Amazon Best Seller? Yes, No, Maybe!

J Logo smThere seems to be quite a bit of confusion and misinformation floating around in Cyberspace about what constitutes a Amazon Best Seller. I made the list, for a few weeks in August and September of 2013, but my #46 was in just one section of the entire market–not the overall list. I managed to capture a screen shot of my debut novel on the Time Travel Romance list. Yea, me! As proud as I am about reaching that marker, the purpose of this post isn’t about me or my book’s ranking. It’s about not diluting the pool of authenticity on these lists.

Think of it like this. In 2010, an earlier version of my book made the finals in a very prestigious contest, but it didn’t win first place. The acquiring editor ranked it in first place, but another industry professional ranked it lower. I suppose I could tweak my promotion efforts and say that I’m an ‘Award Winning Author’ because of the editor’s ranking, but that wouldn’t be the full truth. And, to say that my book won, when it actually didn’t, would take away from the book that did take home first place. Authors that claim they’re Amazon Best Seller’s, when they’re not, works the same way. What are the specifics of making that list?

It’s quite simple, really. If your number is 100 or less in any one category, you’re an Amazon Best Seller in THAT CATEGORY, only. If your number is 100 or less in OVERALL BOOKS, then you’re an Amazon Best Seller, period. And, to be sure, books that are downloaded at FREE do not count as SOLD books–even though the ranking looks good–they are not included as a best-SELLER. Get it?

Anyone can check the status of a book on Amazon. They tell you how it’s selling if you scroll down the page. Look for the current rank. If it’s on a specific genre’s Best Seller’s List, you’ll see something like this:

Amazon Best Sellers Rank: #4,688 Paid in Kindle Store (See Top 100 Paid in Kindle Store)

So, this particular book ranks as an Amazon Best Seller in Regency for both Books and Kindle eBooks, but it’s not an Amazon Best Seller because the overall rank at #4,688 which is greater than 100. Next, we have an example of a true Amazon Best Seller. Notice that the OVERALL and PAID ranking is #5 and Amazon tells you that, right up front. This particular book is also ranked #1 in three categories. This author has true bragging rights, and I’m sure we all strive for such grand stats.

Amazon Best Sellers Rank: #5 Paid in Kindle Store (See Top 100 Paid in Kindle Store)

As proud as I am of my debut novel, THE 25th HOUR, I cannot claim it’s an Overall Best Seller. But, I’m thrilled to have made the list in my genre. Here’s a link to the screen shot of my #46 (folks, that’s less than 100 by 54 points. WooHoo!) and I’d love to make that with all my books.

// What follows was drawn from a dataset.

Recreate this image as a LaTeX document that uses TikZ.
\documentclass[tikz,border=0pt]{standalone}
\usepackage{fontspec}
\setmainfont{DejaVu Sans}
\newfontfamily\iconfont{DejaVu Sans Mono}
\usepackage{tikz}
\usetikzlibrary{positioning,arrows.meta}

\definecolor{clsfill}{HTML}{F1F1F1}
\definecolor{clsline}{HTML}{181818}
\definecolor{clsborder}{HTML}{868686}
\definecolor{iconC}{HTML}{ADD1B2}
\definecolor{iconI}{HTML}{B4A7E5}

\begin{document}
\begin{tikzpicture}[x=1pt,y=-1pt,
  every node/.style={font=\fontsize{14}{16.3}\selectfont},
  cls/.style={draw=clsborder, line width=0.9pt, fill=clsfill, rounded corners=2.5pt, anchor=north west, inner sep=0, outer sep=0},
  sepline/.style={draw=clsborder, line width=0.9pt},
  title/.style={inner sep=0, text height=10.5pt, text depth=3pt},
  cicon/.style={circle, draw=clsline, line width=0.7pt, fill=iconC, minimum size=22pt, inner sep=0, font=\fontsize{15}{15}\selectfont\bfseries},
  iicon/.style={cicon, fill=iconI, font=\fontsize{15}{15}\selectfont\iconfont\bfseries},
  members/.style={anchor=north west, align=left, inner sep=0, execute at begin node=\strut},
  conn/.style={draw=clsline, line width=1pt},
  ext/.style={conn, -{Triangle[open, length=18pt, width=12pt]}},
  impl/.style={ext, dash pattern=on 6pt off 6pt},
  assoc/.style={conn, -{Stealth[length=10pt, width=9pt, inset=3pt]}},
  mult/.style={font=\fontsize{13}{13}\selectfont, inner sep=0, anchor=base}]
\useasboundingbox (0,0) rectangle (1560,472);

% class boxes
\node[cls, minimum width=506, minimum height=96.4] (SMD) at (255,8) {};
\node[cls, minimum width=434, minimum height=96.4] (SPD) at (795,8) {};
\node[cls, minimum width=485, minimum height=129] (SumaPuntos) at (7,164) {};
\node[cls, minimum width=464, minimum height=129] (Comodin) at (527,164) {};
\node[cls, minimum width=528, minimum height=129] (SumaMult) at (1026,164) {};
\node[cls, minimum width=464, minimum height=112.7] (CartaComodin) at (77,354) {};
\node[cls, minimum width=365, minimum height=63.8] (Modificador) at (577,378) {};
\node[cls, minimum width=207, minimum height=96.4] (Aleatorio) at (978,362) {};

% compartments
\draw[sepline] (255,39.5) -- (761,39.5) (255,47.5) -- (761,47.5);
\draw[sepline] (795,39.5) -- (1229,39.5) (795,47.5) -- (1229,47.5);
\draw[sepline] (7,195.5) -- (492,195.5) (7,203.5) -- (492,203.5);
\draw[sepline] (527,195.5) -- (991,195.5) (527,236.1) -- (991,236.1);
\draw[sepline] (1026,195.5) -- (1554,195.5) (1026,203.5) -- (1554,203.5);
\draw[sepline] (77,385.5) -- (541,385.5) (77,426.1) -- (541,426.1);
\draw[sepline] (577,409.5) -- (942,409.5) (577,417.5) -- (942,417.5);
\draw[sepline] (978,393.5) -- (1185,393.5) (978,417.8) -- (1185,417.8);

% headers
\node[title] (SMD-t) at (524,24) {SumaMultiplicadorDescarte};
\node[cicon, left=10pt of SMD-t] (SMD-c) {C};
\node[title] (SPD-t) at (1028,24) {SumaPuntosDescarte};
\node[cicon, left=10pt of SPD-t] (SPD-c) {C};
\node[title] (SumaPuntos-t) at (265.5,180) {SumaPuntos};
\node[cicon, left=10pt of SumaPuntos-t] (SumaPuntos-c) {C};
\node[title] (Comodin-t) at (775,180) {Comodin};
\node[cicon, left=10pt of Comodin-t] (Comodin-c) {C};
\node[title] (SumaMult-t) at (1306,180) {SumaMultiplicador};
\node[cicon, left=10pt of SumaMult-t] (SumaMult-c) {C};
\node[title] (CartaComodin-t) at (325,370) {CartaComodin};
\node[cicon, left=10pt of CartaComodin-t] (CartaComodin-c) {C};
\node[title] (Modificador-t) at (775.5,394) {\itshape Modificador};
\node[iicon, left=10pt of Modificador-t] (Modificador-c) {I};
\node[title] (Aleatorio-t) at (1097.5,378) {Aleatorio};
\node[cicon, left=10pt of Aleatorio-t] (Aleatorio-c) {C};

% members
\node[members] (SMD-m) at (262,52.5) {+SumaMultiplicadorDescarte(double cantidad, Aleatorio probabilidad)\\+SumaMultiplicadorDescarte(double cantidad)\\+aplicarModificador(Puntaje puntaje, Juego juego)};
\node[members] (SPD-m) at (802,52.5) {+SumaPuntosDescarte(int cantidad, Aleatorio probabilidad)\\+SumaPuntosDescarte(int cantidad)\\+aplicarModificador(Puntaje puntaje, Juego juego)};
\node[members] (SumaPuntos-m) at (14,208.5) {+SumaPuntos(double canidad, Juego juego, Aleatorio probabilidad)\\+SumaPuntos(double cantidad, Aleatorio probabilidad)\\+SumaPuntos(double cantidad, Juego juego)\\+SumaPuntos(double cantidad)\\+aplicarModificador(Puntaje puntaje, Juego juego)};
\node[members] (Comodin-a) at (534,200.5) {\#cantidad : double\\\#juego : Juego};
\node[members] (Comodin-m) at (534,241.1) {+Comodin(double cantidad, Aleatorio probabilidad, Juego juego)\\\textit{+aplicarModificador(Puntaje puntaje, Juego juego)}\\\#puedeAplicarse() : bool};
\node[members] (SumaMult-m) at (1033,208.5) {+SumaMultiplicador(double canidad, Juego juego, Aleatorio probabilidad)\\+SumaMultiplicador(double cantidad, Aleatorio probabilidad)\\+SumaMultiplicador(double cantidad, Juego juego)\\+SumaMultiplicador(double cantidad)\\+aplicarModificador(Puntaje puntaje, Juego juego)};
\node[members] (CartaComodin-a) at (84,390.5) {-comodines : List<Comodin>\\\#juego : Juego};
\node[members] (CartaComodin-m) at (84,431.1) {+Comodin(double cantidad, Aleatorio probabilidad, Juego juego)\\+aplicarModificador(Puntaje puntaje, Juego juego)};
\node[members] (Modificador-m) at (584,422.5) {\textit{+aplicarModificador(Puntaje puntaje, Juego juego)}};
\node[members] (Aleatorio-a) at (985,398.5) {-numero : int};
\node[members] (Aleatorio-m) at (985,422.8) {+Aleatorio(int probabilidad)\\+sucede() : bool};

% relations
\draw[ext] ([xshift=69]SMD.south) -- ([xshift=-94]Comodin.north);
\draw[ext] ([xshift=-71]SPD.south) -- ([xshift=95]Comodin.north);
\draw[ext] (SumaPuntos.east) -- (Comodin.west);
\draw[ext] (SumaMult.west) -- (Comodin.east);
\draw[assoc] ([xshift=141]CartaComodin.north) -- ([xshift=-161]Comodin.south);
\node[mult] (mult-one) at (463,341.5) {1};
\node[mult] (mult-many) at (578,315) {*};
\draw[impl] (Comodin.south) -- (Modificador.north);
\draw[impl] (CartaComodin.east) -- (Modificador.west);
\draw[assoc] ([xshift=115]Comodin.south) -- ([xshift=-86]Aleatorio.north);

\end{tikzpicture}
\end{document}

#46 Amazon Best Sellers in Time Travel Romance 08-28-13

Thanks for your support!

Jaye

11 thoughts on “Amazon Best Seller? Yes, No, Maybe!

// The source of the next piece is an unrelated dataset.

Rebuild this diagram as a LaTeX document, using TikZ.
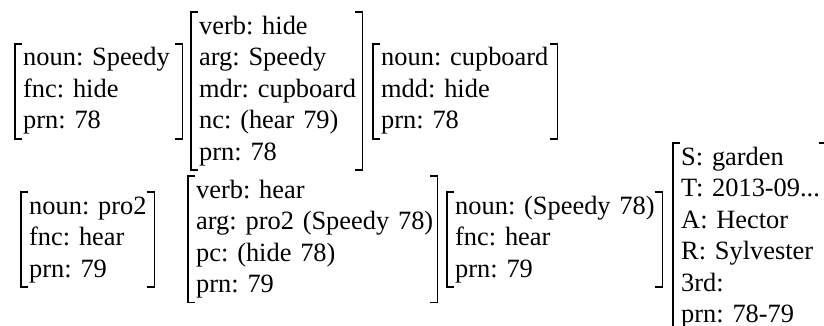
\documentclass[tikz,border=0pt]{standalone}
\usepackage{fontspec}
\setmainfont{Liberation Serif}
\frenchspacing
\begin{document}
\begin{tikzpicture}[x=1pt,y=-1pt,
  fs/.style={anchor=north west, inner xsep=8pt, inner ysep=0pt, align=left,
             font=\fontsize{26.4pt}{31.5pt}\selectfont\frenchspacing},
  brk/.style={line width=1.8pt, line join=miter},
  serif/.store in=\serif, serif=7pt]
\useasboundingbox (0,0) rectangle (824,326);
\clip (0,0) rectangle (824,326);

% first proplet row: hide / Speedy / cupboard
\node[fs, text width=151pt] (speedy) at (15,43.75)
  {\begin{tabular}[t]{@{}l@{}}noun: Speedy\\fnc: hide\\prn: 78\end{tabular}};
\node[fs, text width=155pt] (hide) at (191,12.25)
  {\begin{tabular}[t]{@{}l@{}}verb: hide\\arg: Speedy\\mdr: cupboard\\nc: (hear 79)\\prn: 78\end{tabular}};
\node[fs, text width=168pt] (cupboard) at (373,43.75)
  {\begin{tabular}[t]{@{}l@{}}noun: cupboard\\mdd: hide\\prn: 78\end{tabular}};

% second proplet row: hear / pro2 / coreference, plus context
\node[fs, text width=117pt] (protwo) at (21,191.75)
  {\begin{tabular}[t]{@{}l@{}}noun: pro2\\fnc: hear\\prn: 79\end{tabular}};
\node[fs, text width=233pt] (hear) at (188,176)
  {\begin{tabular}[t]{@{}l@{}}verb: hear\\arg: pro2 (Speedy 78)\\pc: (hide 78)\\prn: 79\end{tabular}};
\node[fs, text width=199pt] (speedyref) at (447,191.75)
  {\begin{tabular}[t]{@{}l@{}}noun: (Speedy 78)\\fnc: hear\\prn: 79\end{tabular}};
\node[fs, text width=137pt] (context) at (673,143)
  {\begin{tabular}[t]{@{}l@{}}S: garden\\T: 2013-09...\\A: Hector\\R: Sylvester\\3rd:\\prn: 78-79\end{tabular}};

% square brackets around every attribute-value matrix
\foreach \b in {speedy,hide,cupboard,protwo,hear,speedyref,context} {
  \draw[brk] ([xshift=\serif]\b.north west) -- (\b.north west)
             -- (\b.south west) -- ([xshift=\serif]\b.south west);
  \draw[brk] ([xshift=-\serif]\b.north east) -- (\b.north east)
             -- (\b.south east) -- ([xshift=-\serif]\b.south east);
}
\end{tikzpicture}
\end{document}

    • My hat’s off to you, Selena! You’re the one who initiated this conversation and I’m glad to help spread the word. It’s all about maintaining that fragile thing called Reader’s Trust. Thank you!

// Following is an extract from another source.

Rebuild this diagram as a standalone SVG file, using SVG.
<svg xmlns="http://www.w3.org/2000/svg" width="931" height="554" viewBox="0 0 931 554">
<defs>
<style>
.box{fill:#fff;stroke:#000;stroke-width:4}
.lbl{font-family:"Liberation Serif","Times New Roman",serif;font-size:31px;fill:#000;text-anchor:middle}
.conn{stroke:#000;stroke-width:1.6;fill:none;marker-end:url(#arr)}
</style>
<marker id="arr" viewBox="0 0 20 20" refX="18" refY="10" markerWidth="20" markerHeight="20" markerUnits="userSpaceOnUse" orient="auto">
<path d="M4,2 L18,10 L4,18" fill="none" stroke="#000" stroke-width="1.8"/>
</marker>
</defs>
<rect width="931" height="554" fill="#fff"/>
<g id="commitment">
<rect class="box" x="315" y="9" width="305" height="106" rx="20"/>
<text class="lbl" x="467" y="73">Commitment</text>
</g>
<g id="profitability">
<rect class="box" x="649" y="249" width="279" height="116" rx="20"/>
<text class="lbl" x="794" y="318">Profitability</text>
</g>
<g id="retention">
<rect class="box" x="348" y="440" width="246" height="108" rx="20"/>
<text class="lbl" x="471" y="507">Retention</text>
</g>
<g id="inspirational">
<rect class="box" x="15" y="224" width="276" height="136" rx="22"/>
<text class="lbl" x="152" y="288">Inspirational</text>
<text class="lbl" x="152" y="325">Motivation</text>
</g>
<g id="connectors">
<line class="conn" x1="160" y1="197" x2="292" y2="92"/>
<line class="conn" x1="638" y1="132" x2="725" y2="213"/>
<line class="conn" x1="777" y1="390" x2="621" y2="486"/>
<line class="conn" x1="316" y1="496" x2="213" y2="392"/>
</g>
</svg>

  1. Thanks for clarifying this issue, Jaye. It’s a real one; many people treat the labels of ‘award winning’ and ‘best selling’ in different ways. Congratulations to you for achieving the paid rankings that you have. That’s absolutely not easy to do! Now if there was just a Best Give-Away ranking, my book might qualify for its free downloads LOL.

  2. DIVA’s been hanging out on the Kindle eBooks > Literature & Fiction > Genre Fiction > Sports and Books > Literature & Fiction > Genre Fiction > Sports Top 100 lists for months now, and I don’t think of myself a “bestselling author” yet.

    • Hi fabulously published author, Arlene! I saw your post so popped over to see what your numbers were…and OMG! I HADN’T YET BOUGHT YOUR BOOK. Fixed that, pronto! So sorry, but I’m blaming the stress of the PDJ and the overwhelming task of getting myself retired. LOVE your numbers, girl. You’re rocking the zones!

      • Thanks, Jaye! I’ve been pretty pleased. Of course, I’d love to see my book climb higher. (The highest I’ve noticed is 8,600-something. Cracking the top 1K is a dream …)

  3. Does it matter if it’s just a bestseller in Kindle format? Would it be proper to say “Amazon bestseller” if it’s just on Kindle?
    What do you think? I don’t like “award inflation” either!

    • Alix, the ranking is what drives the status. As long as the distinction is made on where the ranking happens, then in my book, it’s a valid award. Thanks for the comment!